New Analytical Study of Heat Transfer Analysis of Jeffery–Hamel Nanofluid Flow Problem with Porous Medium
Keywords:Jeffrey Hamel, magnetohydrodynamics, nanofluid flow, nanoparticles, non-parallel plates, Perturbation Iteration Scheme, porous medium
In this study, a perturbation iteration scheme (PIS), is used to investigate the flow and heat transfer of a nanofluid through a convergent or divergent channel in a porous medium for the Jeffrey Hamel flow problem. Under the influence of the magnetic field, the nanofluid continuously flows through the channel. Modeling of the motion of different nanofluids is done with the aid of momentum and energy equations. The effect of some variables such as opening channel angle, Reynolds number, Darcy number, Hartmann number, Prandtl number, and Eckert number, on nanofluidic flows through non-parallel plates has been discussed.
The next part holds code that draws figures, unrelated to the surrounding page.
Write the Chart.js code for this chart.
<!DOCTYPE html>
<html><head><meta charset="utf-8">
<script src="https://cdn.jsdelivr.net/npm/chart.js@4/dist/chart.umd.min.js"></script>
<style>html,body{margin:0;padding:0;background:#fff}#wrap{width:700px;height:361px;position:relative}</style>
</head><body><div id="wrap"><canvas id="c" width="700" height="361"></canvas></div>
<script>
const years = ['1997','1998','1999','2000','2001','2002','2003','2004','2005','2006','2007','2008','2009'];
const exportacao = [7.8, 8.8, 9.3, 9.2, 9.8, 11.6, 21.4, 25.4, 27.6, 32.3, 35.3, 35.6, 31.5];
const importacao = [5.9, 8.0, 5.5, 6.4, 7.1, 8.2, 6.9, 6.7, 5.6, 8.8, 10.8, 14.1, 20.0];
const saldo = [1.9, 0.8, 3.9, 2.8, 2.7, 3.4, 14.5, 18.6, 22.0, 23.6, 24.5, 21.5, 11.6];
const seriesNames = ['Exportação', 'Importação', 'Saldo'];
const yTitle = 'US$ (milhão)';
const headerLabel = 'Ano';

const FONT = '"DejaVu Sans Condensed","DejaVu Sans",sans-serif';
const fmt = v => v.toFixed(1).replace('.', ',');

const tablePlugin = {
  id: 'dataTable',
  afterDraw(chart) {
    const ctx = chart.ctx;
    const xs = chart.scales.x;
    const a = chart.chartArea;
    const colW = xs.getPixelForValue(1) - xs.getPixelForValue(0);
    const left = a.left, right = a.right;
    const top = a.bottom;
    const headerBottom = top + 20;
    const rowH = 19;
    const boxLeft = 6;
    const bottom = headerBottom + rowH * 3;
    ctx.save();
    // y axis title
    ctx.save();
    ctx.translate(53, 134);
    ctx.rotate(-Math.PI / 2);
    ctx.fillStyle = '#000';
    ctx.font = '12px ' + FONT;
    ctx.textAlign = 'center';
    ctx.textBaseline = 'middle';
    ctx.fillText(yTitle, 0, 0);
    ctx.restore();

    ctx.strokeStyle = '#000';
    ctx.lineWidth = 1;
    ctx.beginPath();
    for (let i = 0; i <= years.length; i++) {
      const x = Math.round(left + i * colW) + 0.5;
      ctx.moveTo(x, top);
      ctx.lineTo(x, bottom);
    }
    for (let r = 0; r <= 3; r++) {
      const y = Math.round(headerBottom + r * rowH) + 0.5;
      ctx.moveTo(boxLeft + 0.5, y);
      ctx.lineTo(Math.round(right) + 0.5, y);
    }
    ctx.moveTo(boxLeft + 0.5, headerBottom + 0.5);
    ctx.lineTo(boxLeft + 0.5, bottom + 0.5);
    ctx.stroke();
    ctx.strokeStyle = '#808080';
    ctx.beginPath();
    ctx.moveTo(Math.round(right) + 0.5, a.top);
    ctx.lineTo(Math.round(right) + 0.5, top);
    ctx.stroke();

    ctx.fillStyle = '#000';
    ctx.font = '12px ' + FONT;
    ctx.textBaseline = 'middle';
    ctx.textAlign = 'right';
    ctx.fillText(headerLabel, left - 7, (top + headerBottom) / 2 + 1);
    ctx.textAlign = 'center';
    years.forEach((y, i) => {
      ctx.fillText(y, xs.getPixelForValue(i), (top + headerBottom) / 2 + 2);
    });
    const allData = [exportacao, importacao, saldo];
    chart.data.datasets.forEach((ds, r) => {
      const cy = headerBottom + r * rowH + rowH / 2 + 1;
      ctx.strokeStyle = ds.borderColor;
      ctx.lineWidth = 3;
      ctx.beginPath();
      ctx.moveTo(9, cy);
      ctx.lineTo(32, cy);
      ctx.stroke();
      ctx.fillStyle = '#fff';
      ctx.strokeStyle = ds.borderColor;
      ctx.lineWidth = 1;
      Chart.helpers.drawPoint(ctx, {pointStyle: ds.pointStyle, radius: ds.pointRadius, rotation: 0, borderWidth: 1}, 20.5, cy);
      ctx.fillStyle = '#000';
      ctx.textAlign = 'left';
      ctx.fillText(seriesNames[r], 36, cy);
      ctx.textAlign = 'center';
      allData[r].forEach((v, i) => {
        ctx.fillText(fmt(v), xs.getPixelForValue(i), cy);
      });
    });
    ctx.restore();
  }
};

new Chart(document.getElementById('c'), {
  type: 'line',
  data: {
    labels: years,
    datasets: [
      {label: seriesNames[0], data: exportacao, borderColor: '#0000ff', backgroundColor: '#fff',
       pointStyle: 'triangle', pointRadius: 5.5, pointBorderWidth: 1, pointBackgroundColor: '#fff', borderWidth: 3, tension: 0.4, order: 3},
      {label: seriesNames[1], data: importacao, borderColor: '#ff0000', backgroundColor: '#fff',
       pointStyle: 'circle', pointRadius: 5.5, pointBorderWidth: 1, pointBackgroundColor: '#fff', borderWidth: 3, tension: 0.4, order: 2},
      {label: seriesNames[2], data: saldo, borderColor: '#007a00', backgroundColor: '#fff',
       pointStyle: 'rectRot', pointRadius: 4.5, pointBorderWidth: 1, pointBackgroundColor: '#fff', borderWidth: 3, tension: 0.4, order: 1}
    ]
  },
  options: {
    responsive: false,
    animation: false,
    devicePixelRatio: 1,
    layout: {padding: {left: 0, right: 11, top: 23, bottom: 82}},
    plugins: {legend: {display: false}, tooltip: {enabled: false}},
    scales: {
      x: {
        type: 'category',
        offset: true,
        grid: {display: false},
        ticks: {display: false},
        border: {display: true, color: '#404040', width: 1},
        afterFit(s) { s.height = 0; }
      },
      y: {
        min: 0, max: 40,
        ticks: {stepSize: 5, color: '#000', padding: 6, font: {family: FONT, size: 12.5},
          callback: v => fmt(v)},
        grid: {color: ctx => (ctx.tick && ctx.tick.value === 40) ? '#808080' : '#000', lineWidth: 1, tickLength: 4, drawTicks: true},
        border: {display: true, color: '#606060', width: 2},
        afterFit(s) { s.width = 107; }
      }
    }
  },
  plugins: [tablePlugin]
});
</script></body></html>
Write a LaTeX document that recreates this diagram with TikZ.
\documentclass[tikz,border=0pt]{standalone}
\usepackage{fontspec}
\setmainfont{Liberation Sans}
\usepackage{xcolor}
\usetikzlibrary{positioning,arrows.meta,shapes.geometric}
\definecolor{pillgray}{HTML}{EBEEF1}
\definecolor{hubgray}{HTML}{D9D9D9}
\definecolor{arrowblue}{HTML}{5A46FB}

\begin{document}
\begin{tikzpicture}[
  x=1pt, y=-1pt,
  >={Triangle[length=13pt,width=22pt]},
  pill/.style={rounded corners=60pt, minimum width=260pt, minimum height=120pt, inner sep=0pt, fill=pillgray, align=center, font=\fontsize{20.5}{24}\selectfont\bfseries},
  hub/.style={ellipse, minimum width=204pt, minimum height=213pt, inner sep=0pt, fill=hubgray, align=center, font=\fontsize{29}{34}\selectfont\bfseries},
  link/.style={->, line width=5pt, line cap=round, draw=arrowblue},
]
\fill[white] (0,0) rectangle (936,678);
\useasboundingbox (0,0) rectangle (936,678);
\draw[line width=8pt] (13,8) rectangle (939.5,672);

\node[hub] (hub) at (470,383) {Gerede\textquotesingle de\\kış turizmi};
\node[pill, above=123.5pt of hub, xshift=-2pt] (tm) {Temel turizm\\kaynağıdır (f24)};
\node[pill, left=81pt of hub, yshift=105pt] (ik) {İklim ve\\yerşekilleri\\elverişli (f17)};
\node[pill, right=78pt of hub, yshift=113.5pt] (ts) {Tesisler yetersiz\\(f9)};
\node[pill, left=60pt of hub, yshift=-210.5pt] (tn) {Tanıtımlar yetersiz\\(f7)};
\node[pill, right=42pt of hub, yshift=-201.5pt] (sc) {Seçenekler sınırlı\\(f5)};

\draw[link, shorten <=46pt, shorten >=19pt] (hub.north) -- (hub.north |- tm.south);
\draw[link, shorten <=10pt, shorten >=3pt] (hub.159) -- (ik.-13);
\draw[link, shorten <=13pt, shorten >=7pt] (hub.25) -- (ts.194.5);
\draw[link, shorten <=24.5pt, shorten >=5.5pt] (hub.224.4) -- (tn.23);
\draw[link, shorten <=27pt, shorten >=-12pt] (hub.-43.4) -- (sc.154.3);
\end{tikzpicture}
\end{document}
It has been observed that as velocity rises, fluid viscosity increases with a higher Reynolds number. The internal friction also decreases as the Darcy number rises because of an increase in flow and an increase in heat transfer. Additionally, when the results of the remaining variables were examined and their effects on the velocity and temperature profiles were compared with those of related studies in the literature, a satisfactory level of agreement was found. This is clear from the tables and drawings mentioned in this manuscript, and it also shows that this approach gives us a good study for examining the Jeffrey Hamel problem.